A resiliência dos sobreviventes
No auge da crise de segurança, muitas mulheres vítimas de extremismo violento nessa região do norte dos Camarões optaram por enfrentar a adversidade. Muitas preferiram organizar-se, por exemplo, numa associação ou num pequeno grupo para encontrar forças para se apoiarem umas às outras. “Na nossa associação denominada “Coração de Mãe” nos ajudamos muito umas às outras, nos apoiamos. Desafios comuns levam-nos a nos unirmos para ajudar outras sobreviventes. É mais fácil enfrentar essa fase estando juntas, porque quando se tem à frente uma pessoa que passou pela mesma situação, percebe-se que não se está sozinha a vivenciar essa realidade. E isso dá força para seguir em frente”, diz Maimouna.

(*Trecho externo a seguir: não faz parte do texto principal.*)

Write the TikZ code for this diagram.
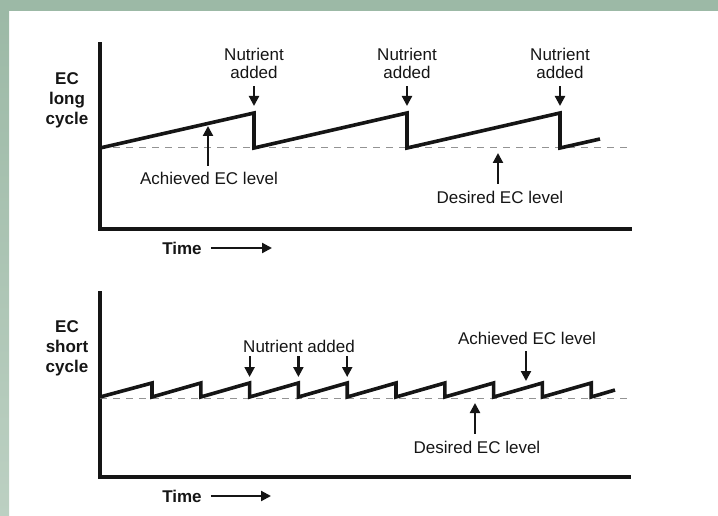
\documentclass[tikz,border=0pt]{standalone}
\usepackage{fontspec}
\setmainfont{Liberation Sans}
\usetikzlibrary{arrows.meta}
\definecolor{sage}{HTML}{9CB9A6}
\definecolor{sagelight}{HTML}{BCD0C2}
\definecolor{ink}{HTML}{151515}
\begin{document}
\begin{tikzpicture}[x=1pt,y=-1pt,
  axis/.style={line width=4pt, ink, line cap=rect},
  trace/.style={line width=3.6pt, ink, line join=miter},
  level/.style={line width=1pt, gray!85, dash pattern=on 7pt off 6pt},
  pointer/.style={line width=2.2pt, ink, -{Triangle[length=10pt,width=10pt]}},
  lbl/.style={font=\fontsize{17}{18}\selectfont, text=ink, inner sep=0pt, align=center},
  blbl/.style={font=\fontsize{17}{20}\selectfont\bfseries, text=ink, inner sep=0pt, align=center},
]
\useasboundingbox (0,0) rectangle (718,516);
% frame of the slide
\fill[sage] (0,0) rectangle (718,11);
\shade[top color=sage, bottom color=sagelight] (0,11) rectangle (9,516);

% ---------- long cycle ----------
\coordinate (l-top) at (100,44);
\coordinate (l-org) at (100,229);
\coordinate (l-end) at (630,229);
\draw[axis] (l-top) -- (l-org) -- (l-end);
\draw[level] (100,148) -- (633,148);
\draw[trace] (100,148) -- (254,113) -- (254,148) -- (407,113) -- (407,148)
  -- (560,113) -- (560,148) -- (600,139);

\node[blbl] (l-ylab) at (67,100) {EC\\long\\cycle};

\foreach \x [count=\i] in {254,407,560} {
  \node[lbl] (l-nut\i) at (\x,63) {Nutrient\\added};
  \coordinate (l-nut\i-tip) at (\x,106);
  \draw[pointer, shorten <=8pt] (l-nut\i) -- (l-nut\i-tip);
}

\node[lbl] (l-ach) at (209,178) {Achieved EC level};
\coordinate (l-ach-tip) at (208,126);
\draw[pointer, shorten <=6pt] (l-ach.north -| l-ach-tip) -- (l-ach-tip);

\node[lbl] (l-des) at (500,197) {Desired EC level};
\coordinate (l-des-tip) at (498,153);
\draw[pointer, shorten <=7pt] (l-des.north -| l-des-tip) -- (l-des-tip);

\node[blbl] (l-time) at (182,248) {Time};
\coordinate (l-time-tip) at (272,248);
\draw[pointer, shorten <=9pt] (l-time.east) -- (l-time-tip);

% ---------- short cycle ----------
\coordinate (s-top) at (100,293);
\coordinate (s-org) at (100,477);
\coordinate (s-end) at (629,477);
\draw[axis] (s-top) -- (s-org) -- (s-end);
\draw[level] (100,398) -- (631,398);
\draw[trace] (100,397)
  \foreach \k in {0,...,9} { -- ({152+48.8*\k},383) -- ({152+48.8*\k},397) }
  -- (615,390);

\node[blbl] (s-ylab) at (67,348) {EC\\short\\cycle};

\node[lbl] (s-nut) at (299,346) {Nutrient added};
\foreach \x [count=\i] in {249.6,298.4,347.2} {
  \coordinate (s-nut\i-tip) at (\x,377);
  \draw[pointer, shorten <=4pt] (s-nut.south -| s-nut\i-tip) -- (s-nut\i-tip);
}

\node[lbl] (s-ach) at (527,338) {Achieved EC level};
\coordinate (s-ach-tip) at (526,381);
\draw[pointer, shorten <=7pt] (s-ach.south -| s-ach-tip) -- (s-ach-tip);

\node[lbl] (s-des) at (477,447) {Desired EC level};
\coordinate (s-des-tip) at (475,403);
\draw[pointer, shorten <=7pt] (s-des.north -| s-des-tip) -- (s-des-tip);

\node[blbl] (s-time) at (182,496) {Time};
\coordinate (s-time-tip) at (271,496);
\draw[pointer, shorten <=9pt] (s-time.east) -- (s-time-tip);
\end{tikzpicture}
\end{document}
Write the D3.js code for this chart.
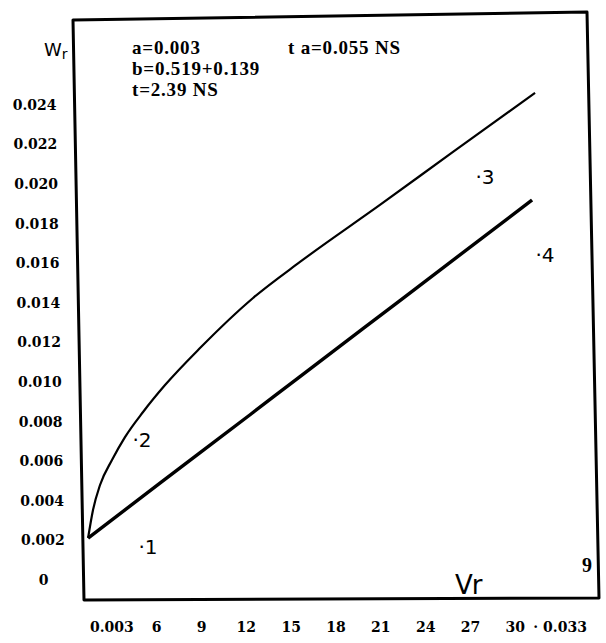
<!DOCTYPE html>
<html>
<head>
<meta charset="utf-8">
<script src="https://cdn.jsdelivr.net/npm/d3@7/dist/d3.min.js"></script>
<style>
  html, body { margin: 0; padding: 0; background: #fff; }
  svg { display: block; }
</style>
</head>
<body>
<script>
// ---------------- data ----------------
const xTicks = [0.003, 0.006, 0.009, 0.012, 0.015, 0.018, 0.021, 0.024, 0.027, 0.030, 0.033];
const xTickLabels = ["0.003", "6", "9", "12", "15", "18", "21", "24", "27", "30", "· 0.033"];
const yTicks = [0, 0.002, 0.004, 0.006, 0.008, 0.010, 0.012, 0.014, 0.016, 0.018, 0.020, 0.022, 0.024];
const yTickLabels = ["0", "0.002", "0.004", "0.006", "0.008", "0.010", "0.012", "0.014", "0.016", "0.018", "0.020", "0.022", "0.024"];

// upper curve (Vr, Wr)
const curveVr = [0.00141, 0.00174, 0.00221, 0.00301, 0.00388, 0.00509, 0.00656, 0.00890, 0.01245, 0.01559, 0.02094, 0.02583, 0.03132];
const curveWr = [0.00212, 0.00354, 0.00480, 0.00606, 0.00722, 0.00849, 0.00985, 0.01172, 0.01425, 0.01607, 0.01895, 0.02163, 0.02461];
// lower (thick) line
const lineVr = [0.00141, 0.00622, 0.01225, 0.01559, 0.02228, 0.03112];
const lineWr = [0.00212, 0.00489, 0.00835, 0.01028, 0.01412, 0.01920];

// point labels (Vr, Wr, text)
const markVr = [0.00542, 0.00502, 0.02797, 0.03198];
const markWr = [0.00167, 0.00707, 0.02036, 0.01642];
const markText = ["·1", "·2", "·3", "·4"];

const statsLeft = ["a=0.003", "b=0.519+0.139", "t=2.39 NS"];
const statsRight = ["t a=0.055 NS"];

// ---------------- layout ----------------
const W = 606, H = 643;
const frame = { tl: [73, 20], tr: [587, 12], br: [599, 598], bl: [84, 600] };
const frameLeftAt = yy => frame.tl[0] + (yy - frame.tl[1]) * (frame.bl[0] - frame.tl[0]) / (frame.bl[1] - frame.tl[1]);

const x = d3.scaleLinear().domain([0, 0.036]).range([67, 605]);
const y = d3.scaleLinear().domain([0, 0.024]).range([580, 105]);

const svg = d3.select("body").append("svg")
  .attr("width", W).attr("height", H)
  .style("font-family", "'Liberation Serif', 'DejaVu Serif', serif");

svg.append("rect").attr("width", W).attr("height", H).attr("fill", "#fff");

// frame
svg.append("path")
  .attr("d", `M${frame.tl} L${frame.tr} L${frame.br} L${frame.bl} Z`)
  .attr("fill", "none")
  .attr("stroke", "#000")
  .attr("stroke-width", 3)
  .attr("stroke-linejoin", "round");

// y tick labels
svg.append("g").selectAll("text")
  .data(yTicks)
  .join("text")
  .attr("x", d => frameLeftAt(y(d)) - 40)
  .attr("y", d => y(d))
  .attr("dy", "0.35em")
  .attr("text-anchor", "middle")
  .attr("font-family", "'DejaVu Serif', serif")
  .attr("font-weight", "bold")
  .attr("font-size", 14)
  .text((d, i) => yTickLabels[i]);

// x tick labels
svg.append("g").selectAll("text")
  .data(xTicks)
  .join("text")
  .attr("x", d => x(d))
  .attr("y", 627)
  .attr("dy", "0.35em")
  .attr("text-anchor", "middle")
  .attr("font-family", "'DejaVu Serif', serif")
  .attr("font-weight", "bold")
  .attr("font-size", 14)
  .text((d, i) => xTickLabels[i]);

// curves
const line = d3.line().x(d => x(d[0])).y(d => y(d[1])).curve(d3.curveMonotoneX);
svg.append("path")
  .datum(curveVr.map((v, i) => [v, curveWr[i]]))
  .attr("d", line)
  .attr("fill", "none").attr("stroke", "#000").attr("stroke-width", 2.2);
svg.append("path")
  .datum(lineVr.map((v, i) => [v, lineWr[i]]))
  .attr("d", line)
  .attr("fill", "none").attr("stroke", "#000").attr("stroke-width", 3.4);

// point labels
svg.append("g").selectAll("text")
  .data(markText)
  .join("text")
  .attr("x", (d, i) => x(markVr[i]))
  .attr("y", (d, i) => y(markWr[i]))
  .attr("dy", "0.35em")
  .attr("text-anchor", "middle")
  .attr("font-family", "'DejaVu Sans', sans-serif")
  .attr("font-size", 20)
  .text(d => d);

// stats text
svg.append("g").selectAll("text")
  .data(statsLeft)
  .join("text")
  .attr("x", 132)
  .attr("y", (d, i) => 54 + i * 21)
  .attr("font-weight", "bold")
  .attr("font-size", 19)
  .attr("letter-spacing", 0.8)
  .text(d => d);

svg.append("g").selectAll("text")
  .data(statsRight)
  .join("text")
  .attr("x", 288)
  .attr("y", 54)
  .attr("font-weight", "bold")
  .attr("font-size", 19)
  .attr("letter-spacing", 0.8)
  .text(d => d);

// axis titles
const wr = svg.append("text")
  .attr("x", 44).attr("y", 56)
  .attr("font-family", "'DejaVu Sans', sans-serif")
  .attr("font-size", 18);
wr.append("tspan").text("W");
wr.append("tspan").attr("font-size", 14).attr("dy", 3).text("r");

svg.append("text")
  .attr("x", 455).attr("y", 594)
  .attr("font-family", "'DejaVu Sans', sans-serif")
  .attr("font-size", 26)
  .attr("letter-spacing", -1)
  .text("Vr");

svg.append("text")
  .attr("x", 582).attr("y", 572)
  .attr("font-weight", "bold")
  .attr("font-size", 20)
  .text("9");
</script>
</body>
</html>
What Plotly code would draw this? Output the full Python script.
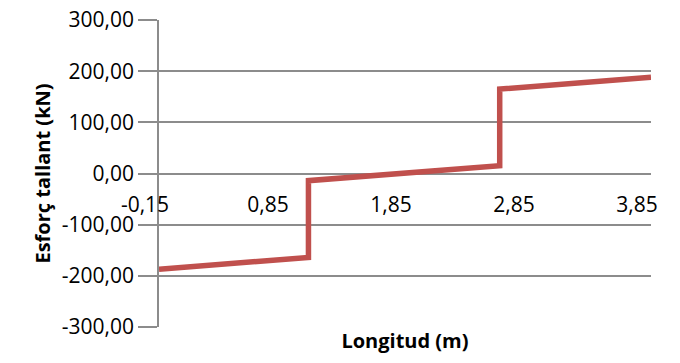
import plotly.graph_objects as go

# Data (shear force diagram)
longitud = [-0.15, 1.065, 1.065, 2.62, 2.62, 3.85]
esforc = [-187, -164, -14, 15, 165, 188]

x_ticks = [-0.15, 0.85, 1.85, 2.85, 3.85]
x_ticktext = ["-0,15", "0,85", "1,85", "2,85", "3,85"]
y_ticks = [-300, -200, -100, 0, 100, 200, 300]
y_ticktext = ["-300,00", "-200,00", "-100,00", "0,00", "100,00", "200,00", "300,00"]

FONT = "Open Sans"
GRID = "#8c8c8c"

fig = go.Figure()
fig.add_trace(go.Scatter(
    x=longitud, y=esforc, mode="lines",
    line=dict(color="#c0504d", width=5.5),
    showlegend=False,
))

fig.update_layout(
    width=680, height=363,
    margin=dict(l=159, r=29, t=20, b=36),
    paper_bgcolor="white", plot_bgcolor="white",
    font=dict(family=FONT, size=21, color="#000000"),
    xaxis=dict(
        range=[-0.15, 3.85], showgrid=False, zeroline=False,
        showticklabels=False, ticks="", showline=False,
        title=dict(text="<b>Longitud (m)</b>", font=dict(size=20), standoff=6),
        automargin=False,
    ),
    xaxis2=dict(
        range=[-0.15, 3.85], overlaying="x", anchor="free", position=0.5,
        side="bottom", showgrid=False, zeroline=False, showline=False,
        ticks="", tickvals=x_ticks, ticktext=x_ticktext,
        ticklabelstandoff=16, ticklabelshift=-14,
        tickfont=dict(size=21), automargin=False,
    ),
    yaxis=dict(
        range=[-300, 300], tickvals=y_ticks, ticktext=y_ticktext,
        showgrid=True, gridcolor=GRID, gridwidth=1.5,
        zeroline=False, showline=True, linecolor=GRID, linewidth=1.5,
        ticks="outside", ticklen=19, tickcolor=GRID, tickwidth=1.5,
        title=dict(text="<b>Esforç tallant (kN)</b>", font=dict(size=20), standoff=6),
        automargin=False,
    ),
)
# dummy trace on xaxis2 so it renders
fig.add_trace(go.Scatter(x=[None], y=[None], xaxis="x2", showlegend=False, hoverinfo="skip"))

fig.write_html("out.html")
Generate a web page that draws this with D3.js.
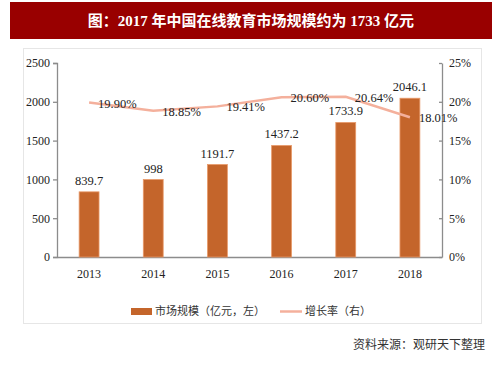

Lágrimas transformadas em armas
E Bossoni acrescenta: “Desde que nos encontramos no âmbito das atividades da nossa associação, percebi que as nossas lágrimas se transformaram em arma. Sentimo-nos mais fortes para enfrentar o futuro. Queremos ver as coisas de forma diferente, aceitando o que aconteceu connosco.” A vida não tem sido muito dócil para com essas mulheres que, aos poucos, vão aceitando a realidade pela qual passaram. Tentam assim recuperar o gosto pela vida, saindo do desespero, tentando curar as feridas do passado, para viver um presente com mais otimismo. Uma vida que certamente nunca mais será a mesma, mas que deve continuar, através da resiliência.
Boko Haram manifestou-se pela primeira vez nos Camarões a 19 de fevereiro de 2013 com o sequestro da família francesa Moulin-Fournier, em Dabanga, no extremo norte do país. Seguiu-se uma série de raptos antes da fase de ataques suicidas em Maroua e de ataques armados em certas zonas de conflito, em 2014.